但书中也有一些变化。比如,以往的教科书都是定位在本国历史基础上,以本国历史为中心。但是随着国际环境的变化,……看问题的视角就不可能局限于本国,还应该了解对方和国际。……如果太偏激和狭隘就是一种民族主义,日本右翼就是极端民族主义者,他们强调“光明的日本”,回避日本历史上的错误,甚至为侵略战争开脱责任,……而我们在批判他们的时候,就不能以我们的狭隘去面对他们的狭隘,我们应该视野宽一些,应有大国胸怀。这就是我们的书强调东亚视角的目的。
记者:这里是不是也有一个对他国历史观的包容问题?
步平:……我们可以从被害国和被害人民的角度理解战争,但当我们站在一个日本普通的国民角度思考就会有差异。
现在日本国民70%是战后出生的,日本人也同样认为战争很残酷,给他们带来苦难。这就有一个共同点,既然他们也反对战争,我们就可以在此基础上让他们了解战争带来的苦难。这是一个很重要的突破口。如果不承认日本人民也是受害者,仅仅强调他们是加害者,那我们就不能找到共同点。这也说明我们应该以包容的心态来看待这个问题。
记者:我们都知道,中、日、韩三国历史问题分歧很大,你们怎么能够走到一起来呢?如在七七事变、南京大屠杀以及当今热点钓鱼岛等问题,三方学者有那些分歧?

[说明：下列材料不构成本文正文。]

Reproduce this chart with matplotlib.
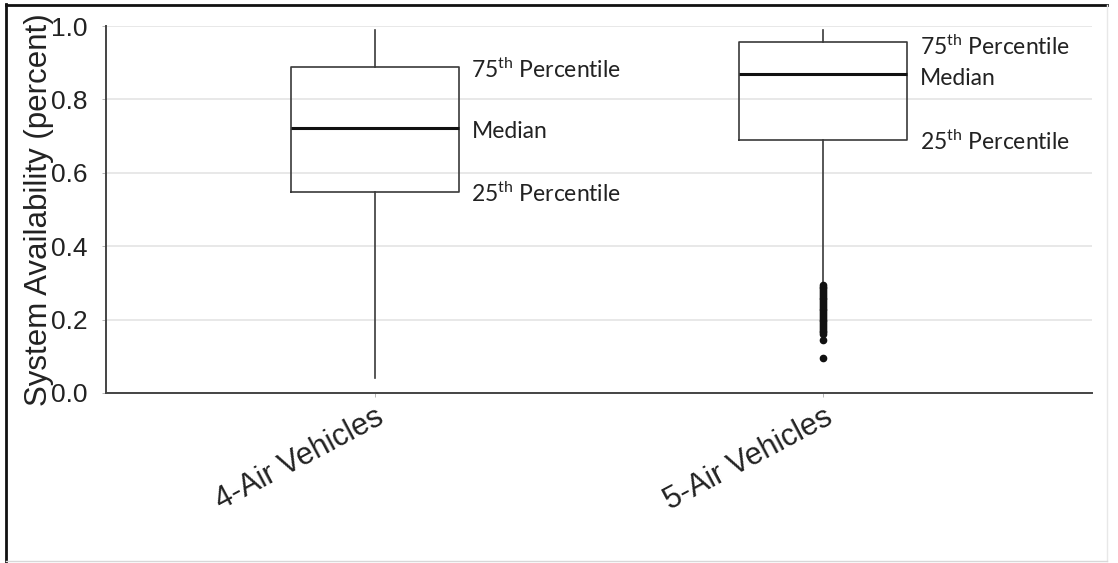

步平:这是很具体的问题。就拿南京大屠杀中国军民死伤的数字问题,这本书并列举出两个数字:一个是战后南京审判的数字34万人;另一个是东京审判数字:20万人。……日方参与编写这一内容的是日本国内研究南京大屠杀问题非常权威的笠原十九司,他研究后坚持20万这个数字,而即使如此,他仍在国内承受了巨大的压力。
我们可以选择34万,但实际上是行不通的。首先,我们国内史学界对于这一数字也存在争论。其次,34万这个数字在某种程度已经成为我们的某种符号。……但日本人认为,不论多少人,一定要牢靠的统计,他们也同样有感情的因素在影响。
对此,我们最后认为,你能承认大屠杀,能承认日本残酷暴行,能理解中国人民的感情,那就不必在具体数字上纠缠。
对于钓鱼岛的问题,我们这本书并没有涉及,因为这毕竟是一本宏观历史读本,并没有详细到那种程度。
记者:您所讲到的学者间的这种冲突,是否是一种民族感性和历史理性思考上的冲突?这种冲突是不是很强烈?
步平:应该说是相当强烈。而且严格来讲,这种强烈冲突并不是在中日两国学者间,因为日本的这些学者是接受了马克思主义历史观的,是有良心的知识分子;此外,他们在这么多年来承受很大压力。
倒是我们和韩国学者争论比较多,……主要是甲午战争时期,中国出兵朝鲜半岛的性质问题。在韩国的教材里,甲午战争是中国军队出兵朝鲜,也被看做是“侵略”。中方学者认为,当时的清政府与朝鲜是藩属关系,朝鲜向中国纳贡,不能等同于近代的侵略。最后我们还是坚持将“朝鲜政府要求中国军队去保护”写入书中。